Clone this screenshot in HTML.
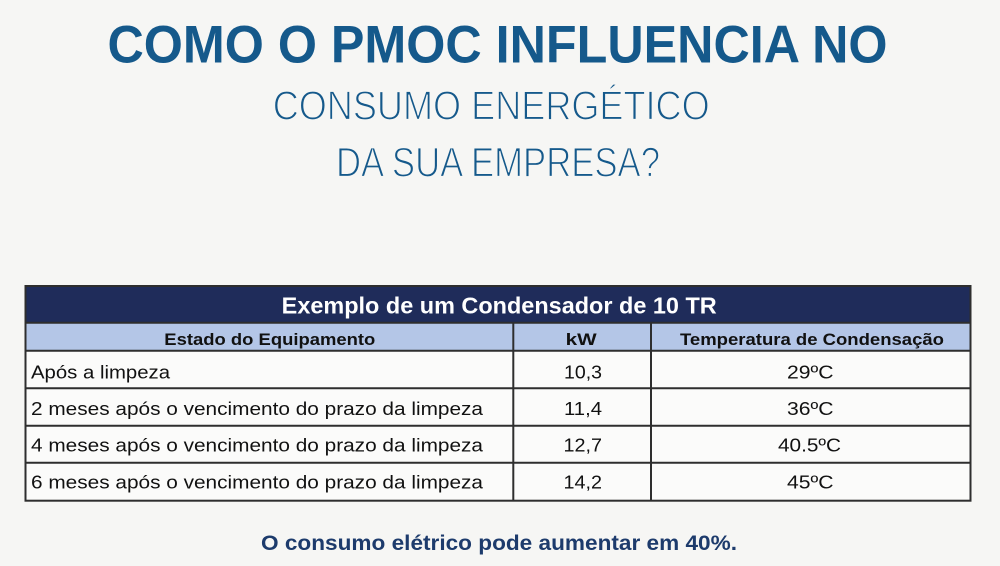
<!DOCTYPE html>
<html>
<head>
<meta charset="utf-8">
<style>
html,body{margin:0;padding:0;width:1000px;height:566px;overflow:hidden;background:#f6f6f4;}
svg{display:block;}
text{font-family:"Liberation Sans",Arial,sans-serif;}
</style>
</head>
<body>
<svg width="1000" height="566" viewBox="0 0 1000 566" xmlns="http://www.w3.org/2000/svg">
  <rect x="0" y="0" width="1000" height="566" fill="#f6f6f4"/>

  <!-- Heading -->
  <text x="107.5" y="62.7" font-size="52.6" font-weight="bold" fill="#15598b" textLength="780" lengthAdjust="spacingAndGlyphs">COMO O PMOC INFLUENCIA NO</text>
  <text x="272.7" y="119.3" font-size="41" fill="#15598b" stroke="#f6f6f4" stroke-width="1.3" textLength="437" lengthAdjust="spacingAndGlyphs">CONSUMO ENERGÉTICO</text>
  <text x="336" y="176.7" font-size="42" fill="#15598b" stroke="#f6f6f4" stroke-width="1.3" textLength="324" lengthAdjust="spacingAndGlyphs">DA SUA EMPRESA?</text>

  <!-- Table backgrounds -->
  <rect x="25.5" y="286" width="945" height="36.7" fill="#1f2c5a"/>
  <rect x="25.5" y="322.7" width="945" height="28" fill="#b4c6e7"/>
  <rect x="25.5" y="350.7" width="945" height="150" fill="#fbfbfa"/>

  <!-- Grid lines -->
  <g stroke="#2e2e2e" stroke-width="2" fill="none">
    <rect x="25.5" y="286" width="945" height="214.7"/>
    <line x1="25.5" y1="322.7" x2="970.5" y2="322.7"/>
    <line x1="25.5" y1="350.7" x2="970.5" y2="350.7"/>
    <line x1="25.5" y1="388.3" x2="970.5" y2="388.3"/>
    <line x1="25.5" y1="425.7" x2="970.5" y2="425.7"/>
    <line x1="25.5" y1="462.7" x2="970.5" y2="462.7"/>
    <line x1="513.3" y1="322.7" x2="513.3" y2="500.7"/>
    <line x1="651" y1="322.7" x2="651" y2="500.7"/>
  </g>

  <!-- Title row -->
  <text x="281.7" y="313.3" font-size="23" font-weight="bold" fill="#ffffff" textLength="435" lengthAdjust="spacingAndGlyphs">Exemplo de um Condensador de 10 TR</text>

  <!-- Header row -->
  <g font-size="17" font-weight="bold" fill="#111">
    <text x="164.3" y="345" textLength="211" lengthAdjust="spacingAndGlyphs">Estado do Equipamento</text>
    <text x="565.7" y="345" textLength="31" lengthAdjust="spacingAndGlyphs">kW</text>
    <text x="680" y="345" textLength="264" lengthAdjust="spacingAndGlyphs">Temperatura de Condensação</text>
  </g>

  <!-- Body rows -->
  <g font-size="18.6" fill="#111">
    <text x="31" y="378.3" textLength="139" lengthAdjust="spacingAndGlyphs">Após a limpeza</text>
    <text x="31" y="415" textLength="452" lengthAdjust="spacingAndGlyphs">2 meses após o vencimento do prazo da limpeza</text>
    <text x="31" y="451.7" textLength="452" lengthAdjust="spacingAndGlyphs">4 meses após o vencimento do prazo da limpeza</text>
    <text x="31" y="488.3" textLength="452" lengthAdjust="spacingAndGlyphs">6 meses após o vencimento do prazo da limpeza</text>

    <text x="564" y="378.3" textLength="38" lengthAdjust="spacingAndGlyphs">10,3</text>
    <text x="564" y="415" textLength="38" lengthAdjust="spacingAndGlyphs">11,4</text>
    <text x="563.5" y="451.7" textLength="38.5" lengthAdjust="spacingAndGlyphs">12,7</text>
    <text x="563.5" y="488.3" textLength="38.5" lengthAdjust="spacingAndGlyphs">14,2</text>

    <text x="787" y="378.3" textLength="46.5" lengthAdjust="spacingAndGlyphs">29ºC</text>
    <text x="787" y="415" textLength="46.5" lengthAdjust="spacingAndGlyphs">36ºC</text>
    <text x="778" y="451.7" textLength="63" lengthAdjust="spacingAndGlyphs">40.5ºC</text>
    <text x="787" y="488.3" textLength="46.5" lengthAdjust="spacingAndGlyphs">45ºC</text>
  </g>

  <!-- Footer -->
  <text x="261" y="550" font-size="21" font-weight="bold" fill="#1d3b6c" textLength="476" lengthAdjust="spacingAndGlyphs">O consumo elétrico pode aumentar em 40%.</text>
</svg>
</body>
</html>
★ ★ ★
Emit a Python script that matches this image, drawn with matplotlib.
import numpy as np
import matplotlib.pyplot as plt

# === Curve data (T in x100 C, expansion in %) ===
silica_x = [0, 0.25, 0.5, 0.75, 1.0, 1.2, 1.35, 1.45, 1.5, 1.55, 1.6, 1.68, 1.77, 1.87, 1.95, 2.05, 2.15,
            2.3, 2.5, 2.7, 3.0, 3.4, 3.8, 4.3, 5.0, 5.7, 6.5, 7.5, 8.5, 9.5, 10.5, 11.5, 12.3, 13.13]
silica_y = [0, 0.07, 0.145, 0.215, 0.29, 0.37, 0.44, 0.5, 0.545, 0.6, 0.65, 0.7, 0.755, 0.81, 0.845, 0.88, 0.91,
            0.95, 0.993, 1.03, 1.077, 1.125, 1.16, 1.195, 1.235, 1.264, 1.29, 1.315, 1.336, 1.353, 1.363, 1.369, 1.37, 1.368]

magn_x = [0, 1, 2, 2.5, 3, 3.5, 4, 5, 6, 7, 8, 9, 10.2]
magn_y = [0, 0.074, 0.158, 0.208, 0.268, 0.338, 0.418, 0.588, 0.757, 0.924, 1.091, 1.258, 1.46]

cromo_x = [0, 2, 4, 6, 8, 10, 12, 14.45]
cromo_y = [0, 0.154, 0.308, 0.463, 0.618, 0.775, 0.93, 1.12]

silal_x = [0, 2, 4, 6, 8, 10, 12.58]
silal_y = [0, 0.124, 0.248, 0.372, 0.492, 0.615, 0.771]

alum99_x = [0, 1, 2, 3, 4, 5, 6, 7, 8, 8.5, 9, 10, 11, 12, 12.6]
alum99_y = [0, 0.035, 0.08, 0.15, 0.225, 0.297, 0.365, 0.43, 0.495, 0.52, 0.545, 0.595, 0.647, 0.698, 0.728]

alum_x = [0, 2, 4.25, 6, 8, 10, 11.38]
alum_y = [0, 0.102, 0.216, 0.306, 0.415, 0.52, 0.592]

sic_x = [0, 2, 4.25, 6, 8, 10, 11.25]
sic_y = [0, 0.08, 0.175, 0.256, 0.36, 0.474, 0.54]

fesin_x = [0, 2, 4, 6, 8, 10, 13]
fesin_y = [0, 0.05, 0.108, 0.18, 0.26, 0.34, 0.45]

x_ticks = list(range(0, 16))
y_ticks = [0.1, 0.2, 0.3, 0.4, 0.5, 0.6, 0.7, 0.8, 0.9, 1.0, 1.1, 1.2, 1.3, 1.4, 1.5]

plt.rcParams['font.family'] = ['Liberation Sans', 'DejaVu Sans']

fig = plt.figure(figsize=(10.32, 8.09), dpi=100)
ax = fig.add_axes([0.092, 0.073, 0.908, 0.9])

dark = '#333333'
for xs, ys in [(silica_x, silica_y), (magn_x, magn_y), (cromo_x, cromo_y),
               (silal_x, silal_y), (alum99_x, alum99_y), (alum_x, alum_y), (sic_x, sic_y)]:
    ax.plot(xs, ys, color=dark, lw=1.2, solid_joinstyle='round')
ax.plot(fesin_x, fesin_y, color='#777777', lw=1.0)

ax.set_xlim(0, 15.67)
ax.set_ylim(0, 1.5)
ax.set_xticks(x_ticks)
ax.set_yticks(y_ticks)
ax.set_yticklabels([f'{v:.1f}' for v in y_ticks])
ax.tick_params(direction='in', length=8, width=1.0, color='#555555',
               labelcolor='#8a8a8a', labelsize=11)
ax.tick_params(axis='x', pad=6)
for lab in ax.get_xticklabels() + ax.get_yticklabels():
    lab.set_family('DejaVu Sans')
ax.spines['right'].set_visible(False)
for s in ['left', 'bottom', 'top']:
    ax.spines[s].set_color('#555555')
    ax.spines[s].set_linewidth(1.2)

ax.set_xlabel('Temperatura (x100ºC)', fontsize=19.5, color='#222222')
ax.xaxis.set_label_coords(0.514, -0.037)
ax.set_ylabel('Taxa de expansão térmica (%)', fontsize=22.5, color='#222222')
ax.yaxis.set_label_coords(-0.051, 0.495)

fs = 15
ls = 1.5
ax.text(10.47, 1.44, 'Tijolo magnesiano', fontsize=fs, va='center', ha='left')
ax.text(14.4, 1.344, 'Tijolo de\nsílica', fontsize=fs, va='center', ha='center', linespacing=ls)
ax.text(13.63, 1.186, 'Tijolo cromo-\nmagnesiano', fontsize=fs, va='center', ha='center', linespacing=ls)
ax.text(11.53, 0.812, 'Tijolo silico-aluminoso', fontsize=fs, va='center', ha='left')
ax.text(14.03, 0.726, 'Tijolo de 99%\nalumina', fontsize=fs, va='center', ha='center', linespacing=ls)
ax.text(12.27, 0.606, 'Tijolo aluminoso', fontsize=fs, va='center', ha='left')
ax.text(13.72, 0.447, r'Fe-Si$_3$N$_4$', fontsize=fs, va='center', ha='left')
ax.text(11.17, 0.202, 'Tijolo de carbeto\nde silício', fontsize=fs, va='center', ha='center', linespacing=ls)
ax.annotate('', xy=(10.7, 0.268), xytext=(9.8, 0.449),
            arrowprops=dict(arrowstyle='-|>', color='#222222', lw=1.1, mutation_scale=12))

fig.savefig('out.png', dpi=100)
★ ★ ★
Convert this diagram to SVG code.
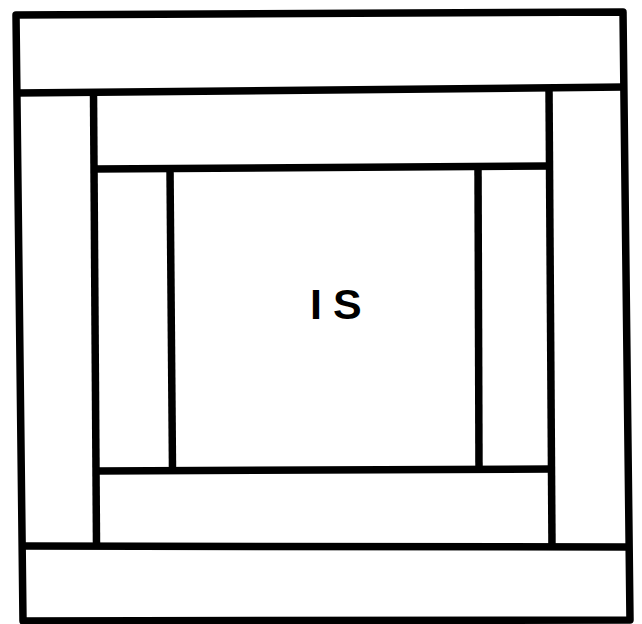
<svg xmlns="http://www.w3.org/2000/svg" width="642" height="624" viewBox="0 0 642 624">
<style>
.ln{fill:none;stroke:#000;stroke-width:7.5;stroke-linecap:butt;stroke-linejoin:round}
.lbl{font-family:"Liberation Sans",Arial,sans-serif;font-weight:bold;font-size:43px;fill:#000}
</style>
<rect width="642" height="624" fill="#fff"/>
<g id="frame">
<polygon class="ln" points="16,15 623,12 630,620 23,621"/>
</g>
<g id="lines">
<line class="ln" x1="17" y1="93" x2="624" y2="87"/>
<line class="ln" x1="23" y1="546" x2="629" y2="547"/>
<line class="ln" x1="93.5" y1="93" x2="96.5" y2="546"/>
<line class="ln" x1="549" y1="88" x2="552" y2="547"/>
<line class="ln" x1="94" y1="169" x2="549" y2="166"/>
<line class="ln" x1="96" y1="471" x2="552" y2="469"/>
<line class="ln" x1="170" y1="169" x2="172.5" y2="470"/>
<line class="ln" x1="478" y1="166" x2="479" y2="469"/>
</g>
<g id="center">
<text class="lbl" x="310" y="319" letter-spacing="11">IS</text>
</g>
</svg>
★ ★ ★
WORK TO COMPLETE: Nothing but the lines from the one with "Emit a Python" through the one with "sic_y = [0, 0.08, 0.175, 0.256, 0.36, 0.474, 0.54]" should be retyped; include both and keep them exact.

THE ANSWER:
Emit a Python script that matches this image, drawn with matplotlib.
import numpy as np
import matplotlib.pyplot as plt

# === Curve data (T in x100 C, expansion in %) ===
silica_x = [0, 0.25, 0.5, 0.75, 1.0, 1.2, 1.35, 1.45, 1.5, 1.55, 1.6, 1.68, 1.77, 1.87, 1.95, 2.05, 2.15,
            2.3, 2.5, 2.7, 3.0, 3.4, 3.8, 4.3, 5.0, 5.7, 6.5, 7.5, 8.5, 9.5, 10.5, 11.5, 12.3, 13.13]
silica_y = [0, 0.07, 0.145, 0.215, 0.29, 0.37, 0.44, 0.5, 0.545, 0.6, 0.65, 0.7, 0.755, 0.81, 0.845, 0.88, 0.91,
            0.95, 0.993, 1.03, 1.077, 1.125, 1.16, 1.195, 1.235, 1.264, 1.29, 1.315, 1.336, 1.353, 1.363, 1.369, 1.37, 1.368]

magn_x = [0, 1, 2, 2.5, 3, 3.5, 4, 5, 6, 7, 8, 9, 10.2]
magn_y = [0, 0.074, 0.158, 0.208, 0.268, 0.338, 0.418, 0.588, 0.757, 0.924, 1.091, 1.258, 1.46]

cromo_x = [0, 2, 4, 6, 8, 10, 12, 14.45]
cromo_y = [0, 0.154, 0.308, 0.463, 0.618, 0.775, 0.93, 1.12]

silal_x = [0, 2, 4, 6, 8, 10, 12.58]
silal_y = [0, 0.124, 0.248, 0.372, 0.492, 0.615, 0.771]

alum99_x = [0, 1, 2, 3, 4, 5, 6, 7, 8, 8.5, 9, 10, 11, 12, 12.6]
alum99_y = [0, 0.035, 0.08, 0.15, 0.225, 0.297, 0.365, 0.43, 0.495, 0.52, 0.545, 0.595, 0.647, 0.698, 0.728]

alum_x = [0, 2, 4.25, 6, 8, 10, 11.38]
alum_y = [0, 0.102, 0.216, 0.306, 0.415, 0.52, 0.592]

sic_x = [0, 2, 4.25, 6, 8, 10, 11.25]
sic_y = [0, 0.08, 0.175, 0.256, 0.36, 0.474, 0.54]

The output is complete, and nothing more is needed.